7. Per ultimo, il Ministero pone il quesito se vi siano
particolari procedure che il sindaco debba attuare per dimostrare che,
nonostante abbia posto in essere ogni utile iniziativa idonea a garantire
l'applicazione del principio di pari opportunità tra uomo e donna, non è riuscito
a raggiungere tale obiettivo e ha dovuto nominare soltanto assessori di sesso
maschile.
Sul punto la
Sezione condivide l’orientamento della più recente
giurisprudenza amministrativa (T.A.R. Lazio, Sez. II, 20 gennaio 2012, n. 679),
che si è espressa nel senso che, affinché un decreto di nomina della Giunta sia
legittimo e rispetti la portata precettiva dell’art. 51 Cost., occorre che
contenga i seguenti elementi giustificativi:
-la dimostrazione di una preventiva e necessaria attività
istruttoria, volta ad acquisire la disponibilità allo svolgimento dell’attività
assessorile da parte di persone di entrambi i sessi;
- un’adeguata motivazione della mancata applicazione del
principio di pari opportunità.
Le stesse motivazioni assumono rilievo nel caso di Comuni con
popolazione inferiore ai 15.000 abitanti, sebbene per questi ultimi, a
differenza dei Comuni con una popolazione superiore alle 15.000 unità, l’art.
47, comma 4, del T.U. degli enti locali preveda la facoltà e non l’obbligo di
nominare assessori esterni.
Dovendosi, infatti, escludere che l’art. 1, comma 2, della
legge n. 215 del 2012 abbia tacitamente abrogato l’art. 47, comma 1, del T.U.
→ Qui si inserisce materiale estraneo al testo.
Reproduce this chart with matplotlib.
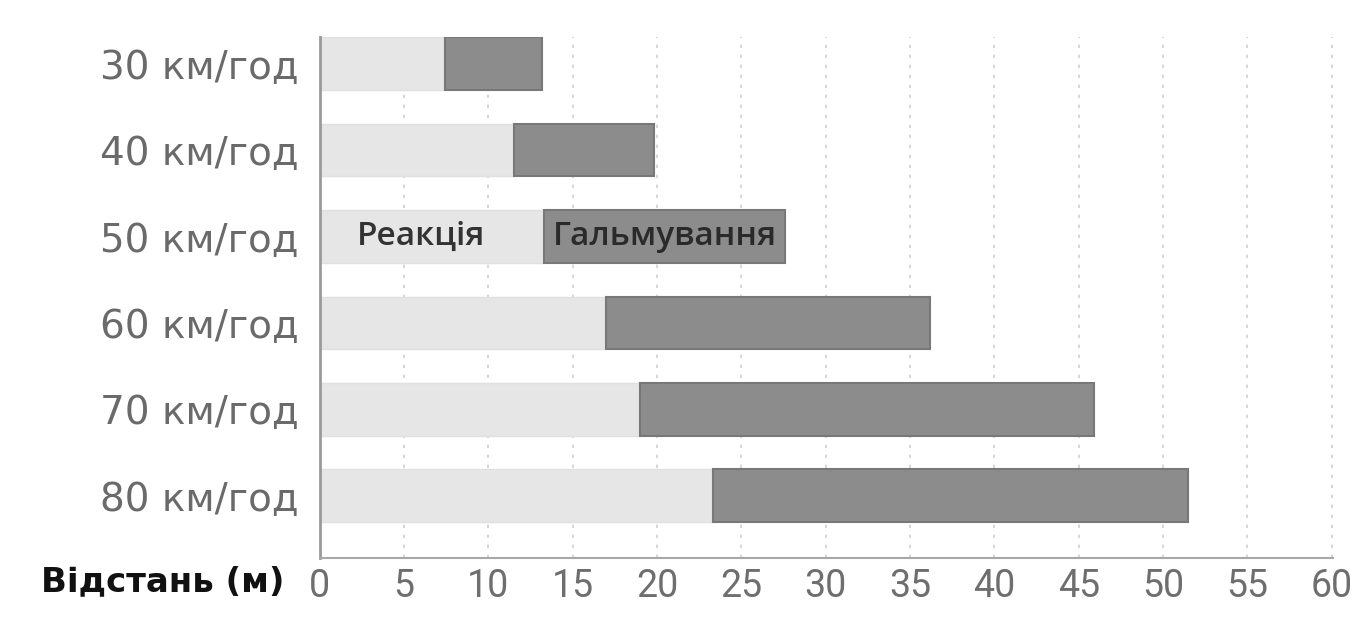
import matplotlib.pyplot as plt

# швидкість, час реакції та гальмування (м)
speeds = ['30 км/год', '40 км/год', '50 км/год', '60 км/год', '70 км/год', '80 км/год']
reaction = [7.4, 11.5, 13.3, 17.0, 19.0, 23.3]
braking = [5.8, 8.3, 14.3, 19.2, 26.9, 28.2]
xticks = [0, 5, 10, 15, 20, 25, 30, 35, 40, 45, 50, 55, 60]

plt.rcParams['font.family'] = ['Open Sans', 'DejaVu Sans']

fig = plt.figure(figsize=(13.55, 6.19), dpi=100)
ax = fig.add_axes([0.236, 0.0985, 0.748, 0.842])

y = list(range(len(speeds)))
ax.barh(y, reaction, height=0.61, color='#e6e6e6', edgecolor='#e0e0e0', zorder=2)
ax.barh(y, braking, left=reaction, height=0.61, color='#8c8c8c',
        edgecolor='#787878', linewidth=1.5, zorder=2)

# підписи всередині смуги 50 км/год
ax.text(reaction[2] * 0.45, 2, 'Реакція', ha='center', va='center',
        fontsize=24, fontweight='semibold', color='#333333', zorder=3)
ax.text(reaction[2] + braking[2] / 2, 2, 'Гальмування', ha='center', va='center',
        fontsize=24, fontweight='semibold', color='#2a2a2a', zorder=3)

ax.set_ylim(5.72, -0.31)
ax.set_xlim(0, 60.1)
ax.set_yticks(y)
ax.set_yticklabels(speeds, fontsize=28, color='#6a6a6a', family=['DejaVu Sans'])
ax.set_xticks(xticks)
ax.set_xticklabels([str(t) for t in xticks], fontsize=27, color='#6e6e6e',
                   family=['Roboto', 'DejaVu Sans'])
ax.tick_params(axis='x', length=0, pad=7)
ax.tick_params(axis='y', length=0, pad=15)

ax.grid(axis='x', linestyle=(0, (2, 4)), color='#cfcfcf', linewidth=1.2, zorder=0)
for s in ['top', 'right']:
    ax.spines[s].set_visible(False)
ax.spines['left'].set_color('#9a9a9a')
ax.spines['left'].set_linewidth(2)
ax.spines['bottom'].set_color('#a8a8a8')
ax.spines['bottom'].set_linewidth(1.5)

fig.text(0.03, 0.06, 'Відстань (м)', fontsize=24.5, fontweight='bold',
         color='#111111', va='center', family=['DejaVu Sans'])

fig.savefig('out.png', dpi=100)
degli enti locali, sul quale è intervenuto con modifiche specifiche, rimane
soltanto da affermare che il Sindaco dovrà motivare il provvedimento di nomina
della Giunta, nel caso sia stato impossibile pervenire a una composizione
rispettosa dell’equilibrio di genere.
P.Q.M.
nei termini su esposti è il parere richiesto.